Everyday after work Mary Erdal steps outside and begins her walk around the neighborhood. She typically covers about four to five miles, but one day last November Mary barely made it a few blocks before it became clear something was wrong.
" I was feeling a real burning sensation. It was almost like I could hardly stand to breathe the cold air."
Ignoring the pain Mary kept walking until it simply became unbearable and she stumbled into a stranger's yard and asked for a ride home.
"The doctor told me later that had I tried to walk home I wouldn't be here. I would have died because I wouldn't have been able to make it home and that was just four blocks"
But when you're having a heart attack a few blocks or a few minutes can be the difference between life or death.
Mary was rushed to Luther Hospital where cardiologist Steve Schreiter performed an angioplasty to open her blocked artery.
Mary's current cardiologist Dr. John Rozich says many women don't recognize heart disease as a health priority.
"Understandably I think women worry about a number of health concerns certainly breast cancer is an understandable fear for women of all ages, yet when you look at the stats heart disease claims as many as 7 to 8 times the number of lives in the nation among women."
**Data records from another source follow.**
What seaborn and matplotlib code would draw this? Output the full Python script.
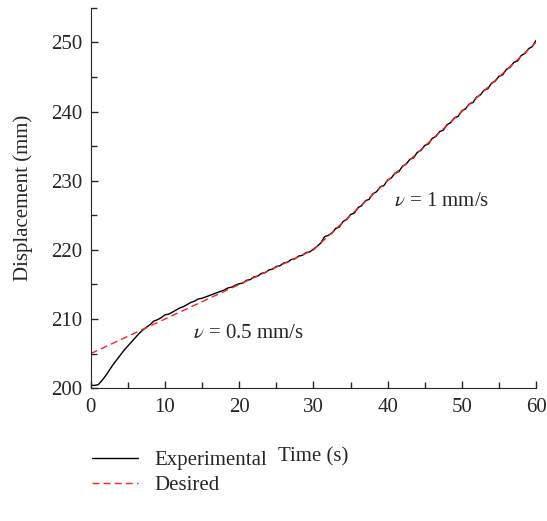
import numpy as np
import pandas as pd
import matplotlib
matplotlib.use("Agg")
import matplotlib.pyplot as plt
from matplotlib.ticker import MultipleLocator
import seaborn as sns

# --- data ---
desired_t = [0, 30, 60]
desired_d = [205, 220, 250]

exp_t = [i * 0.5 for i in range(121)]
exp_d = [
    200.4, 200.4, 200.5, 201.1, 201.8, 202.6, 203.4, 204.1, 204.8, 205.5,
    206.1, 206.7, 207.3, 207.9, 208.4, 208.8, 209.2, 209.7, 209.9, 210.2,
    210.6, 210.7, 211.0, 211.3, 211.6, 211.8, 212.1, 212.4, 212.6, 212.9,
    213.0, 213.2, 213.4, 213.6, 213.8, 214.0, 214.2, 214.5, 214.6, 214.9,
    215.1, 215.2, 215.6, 215.7, 216.1, 216.2, 216.6, 216.7, 217.1, 217.2,
    217.6, 217.7, 218.1, 218.2, 218.6, 218.7, 219.1, 219.2, 219.6, 219.7,
    220.1, 220.5, 221.0, 221.9, 222.1, 222.4, 223.1, 223.3, 224.1, 224.4,
    225.1, 225.3, 226.1, 226.4, 227.1, 227.3, 228.1, 228.4, 229.1, 229.3,
    230.1, 230.4, 231.1, 231.3, 232.1, 232.4, 233.1, 233.3, 234.1, 234.4,
    235.1, 235.3, 236.1, 236.4, 237.1, 237.3, 238.1, 238.4, 239.1, 239.3,
    240.1, 240.4, 241.1, 241.3, 242.1, 242.4, 243.1, 243.3, 244.1, 244.4,
    245.1, 245.3, 246.1, 246.4, 247.1, 247.3, 248.1, 248.4, 249.1, 249.4,
    250.3,
]

exp_df = pd.DataFrame({"t": exp_t, "d": exp_d})
des_df = pd.DataFrame({"t": desired_t, "d": desired_d})

sns.set_style("ticks")
plt.rcParams["font.family"] = ["Liberation Serif", "DejaVu Serif"]
plt.rcParams["mathtext.fontset"] = "stix"

FS = 15

fig = plt.figure(figsize=(5.47, 5.21), dpi=100)
ax = fig.add_axes([0.166, 0.255, 0.814, 0.73])

sns.lineplot(data=exp_df, x="t", y="d", ax=ax, color="black", lw=1.0,
             label="Experimental")
sns.lineplot(data=des_df, x="t", y="d", ax=ax, color="#ff2020", lw=1.0,
             linestyle=(0, (5, 3)), label="Desired")

ax.set_xlim(0, 60)
ax.set_ylim(200, 255)
ax.xaxis.set_major_locator(MultipleLocator(10))
ax.xaxis.set_minor_locator(MultipleLocator(5))
ax.yaxis.set_major_locator(MultipleLocator(10))
ax.yaxis.set_minor_locator(MultipleLocator(5))
ax.tick_params(which="both", direction="in", labelsize=FS, width=1)
ax.tick_params(which="major", length=5)
ax.tick_params(which="minor", length=4)
ax.tick_params(axis="x", pad=7)
ax.tick_params(axis="y", pad=6)
for s in ["top", "right"]:
    ax.spines[s].set_visible(False)

ax.set_xlabel("Time (s)", fontsize=FS, labelpad=22)
ax.set_ylabel("Displacement (mm)", fontsize=FS, labelpad=13)

ax.text(13.8, 207.3, r"$\nu$ = 0.5 mm/s", fontsize=FS)
ax.text(40.8, 226.3, r"$\nu$ = 1 mm/s", fontsize=FS)

ax.legend(loc="upper left", bbox_to_anchor=(0.168, 0.135),
          bbox_transform=fig.transFigure, frameon=False, fontsize=FS,
          handlelength=2.2, handletextpad=0.8, labelspacing=0.25,
          borderpad=0, borderaxespad=0)

fig.savefig("out.png", dpi=100)
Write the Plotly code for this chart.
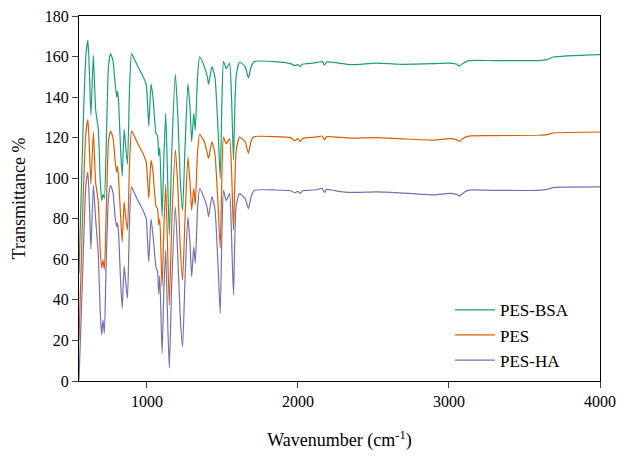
import plotly.graph_objects as go

wavenumber = [550, 575, 595, 609, 620, 629, 645, 660, 678, 690, 700, 709, 718, 730, 745, 759, 775, 790, 800, 805, 812, 825, 836, 849, 860, 871, 885, 898, 915, 940, 975, 995, 1003, 1012, 1027, 1040, 1060, 1070, 1078, 1085, 1100, 1112, 1124, 1135, 1148, 1165, 1188, 1205, 1220, 1236, 1252, 1271, 1285, 1296, 1310, 1320, 1335, 1349, 1380, 1400, 1408, 1430, 1450, 1470, 1485, 1497, 1507, 1525, 1547, 1560, 1573, 1590, 1613, 1650, 1672, 1690, 1710, 1850, 1950, 1980, 2000, 2015, 2030, 2060, 2120, 2160, 2175, 2190, 2250, 2350, 2520, 2670, 2900, 3000, 3050, 3070, 3090, 3130, 3300, 3590, 3650, 3690, 4000]

pes_bsa = [53, 120, 160, 168, 150, 131, 160.6, 134, 124, 100, 89, 92, 90, 115, 155, 161.4, 158, 146, 140, 143, 138, 115, 101, 124, 115, 107, 145, 161.5, 159, 155, 150, 146, 138, 125.6, 146.6, 140, 122, 121, 111, 115, 81, 110, 132, 105, 72, 115, 151.2, 130, 100, 84, 115, 146.6, 135, 118, 132, 123.6, 150, 159.8, 155, 150, 146.3, 155, 150, 125, 100, 140, 157.6, 154, 156.6, 140, 109, 150, 157.3, 155, 149.4, 155, 157.5, 157.5, 156.5, 155.5, 156, 155, 156.2, 156.5, 157, 157.5, 155.8, 157.3, 157, 156, 156.8, 156.2, 156.5, 156.8, 156.3, 155.3, 156.5, 158, 158, 158, 158.5, 159.8, 161]

pes = [20, 85, 122, 128.9, 112, 97, 122.8, 98, 88, 65, 55.7, 59.6, 55, 82, 118, 123.3, 120, 108, 103, 106, 100, 82, 68.6, 88.3, 80, 74.4, 108, 123.2, 121, 117, 112, 108, 100, 90, 108.9, 103, 86, 85, 77, 80, 46.5, 75, 97, 70, 37.4, 80, 114, 95, 66, 49.8, 80, 110.5, 98, 84.2, 95, 87, 113, 121.7, 118, 112, 109.8, 117.9, 112, 88, 65.5, 104, 120.3, 117, 119.5, 104, 74.4, 113, 120.3, 118, 112.2, 118.5, 120.5, 120.5, 120, 118.5, 119.5, 118, 119.5, 120, 120.3, 120.8, 119, 120.5, 120.3, 119.8, 120, 119.5, 118.8, 119.5, 119, 118.2, 119.5, 120.8, 121, 121.2, 121.5, 122.3, 122.8]

pes_ha = [0.5, 55, 96, 103, 85, 65, 96.5, 80, 62, 35, 22.7, 30, 23.6, 58, 90, 96.5, 93, 80, 76, 78, 73, 50, 35.8, 56.7, 48, 40.7, 80, 95.7, 93, 89, 84, 80, 70, 58.8, 80, 72, 56, 54, 43, 52, 13.6, 45, 64.5, 35, 6.2, 50, 85.9, 60, 32, 16.9, 50, 81, 68, 51.4, 66.2, 58, 85, 94.9, 90, 85, 81, 90.8, 85, 58, 33.3, 75, 94, 89, 92.4, 72, 42.4, 86, 92.4, 90, 85, 91, 94, 94.2, 93.8, 92.8, 93.5, 92.5, 93.8, 94, 94.3, 95, 93, 94.5, 93.8, 93, 93.3, 92.8, 91.8, 92.5, 92, 91.2, 92.5, 94.1, 94, 94, 94.5, 95.4, 95.7]

series_names = ["PES-BSA", "PES", "PES-HA"]
x_ticks = [1000, 2000, 3000, 4000]
y_ticks = [0, 20, 40, 60, 80, 100, 120, 140, 160, 180]

colors = ["#1b9e77", "#d95f02", "#7570b3"]
font_family = "Liberation Serif"

fig = go.Figure()
for name, vals, col in zip(series_names, [pes_bsa, pes, pes_ha], colors):
    fig.add_trace(go.Scatter(x=wavenumber, y=vals, mode="lines", name=name,
                             line=dict(color=col, width=1.2, shape="spline", smoothing=0.5)))

fig.update_layout(
    width=618, height=459,
    margin=dict(l=79, r=18, t=16, b=78),
    paper_bgcolor="white", plot_bgcolor="white",
    font=dict(family=font_family, size=16, color="black"),
    showlegend=True,
    legend=dict(x=0.712, y=0.243, xanchor="left", yanchor="top",
                bgcolor="rgba(0,0,0,0)", font=dict(size=17, family=font_family),
                itemwidth=40, tracegroupgap=0),
)
fig.update_xaxes(range=[550, 4000], tickvals=x_ticks, ticks="outside", ticklen=6,
                 showline=True, linecolor="black", linewidth=1, mirror=True,
                 showgrid=False, zeroline=False, automargin=False,
                 tickfont=dict(size=16, family=font_family),
                 title=dict(text="Wavenumber (cm<sup>-1</sup>)", standoff=24,
                            font=dict(size=18, family=font_family)))
fig.update_yaxes(range=[0, 180], tickvals=y_ticks, ticks="outside", ticklen=6,
                 showline=True, linecolor="black", linewidth=1, mirror=True,
                 showgrid=False, zeroline=False, automargin=False,
                 tickfont=dict(size=16, family=font_family),
                 title=dict(text="Transmittance %", standoff=14,
                            font=dict(size=18, family=font_family)))

# remove the browser's default 8px body margin so the figure fills the window exactly
fig.write_html("out.html", config={"displayModeBar": False},
               post_script="document.body.style.margin='0px';")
But Mary Erdal wasn't one of them. She lived to learn what many women do not, that the symptoms of a heart attack for women are often different than in men.
"People always think chest pain. They always think if it's not in my chest than it's not in my heart and that for women really isn't accurate" says Dr. Rozich.
Instead women more often experience dizziness, shortness of breath, fatigue, upset stomach in addition to possible throat, neck and back pain.
Dr. Rozich says because the symptoms are the type that are nagging most people think they can wait until later to deal with the issue.
" We would really ask people to pay attention and it doesn't hurt to make a call to their doctor" says Rozich.
Mary's doctor's also advised a few lifestyle changes like dropping some weight and eating a more heart healthy diet, but she says these changes were minor in comparison to the overall picture.
"The hardest part of the entire experience has been to realize that I'm the age that I am and that I've had a heart attack and that I have to change my lifestyle."
It's a realization cardiologist Rozich says a lot of women need to have a lot sooner.
"As women age the need to see their primary care doctors or their physicians to have an assessment of their risk factors, that needs to be done," says Rozich.
And for Mary she says it's just one more part of her ongoing recovery.
"Your body is an amazing piece of equipment and it heals in it's own way but if you take really good care of it you can probably be healthier than you've ever been before."
And even though Mary had her heart attack while walking, it's her return to walking that will keep her healthy in the years to come.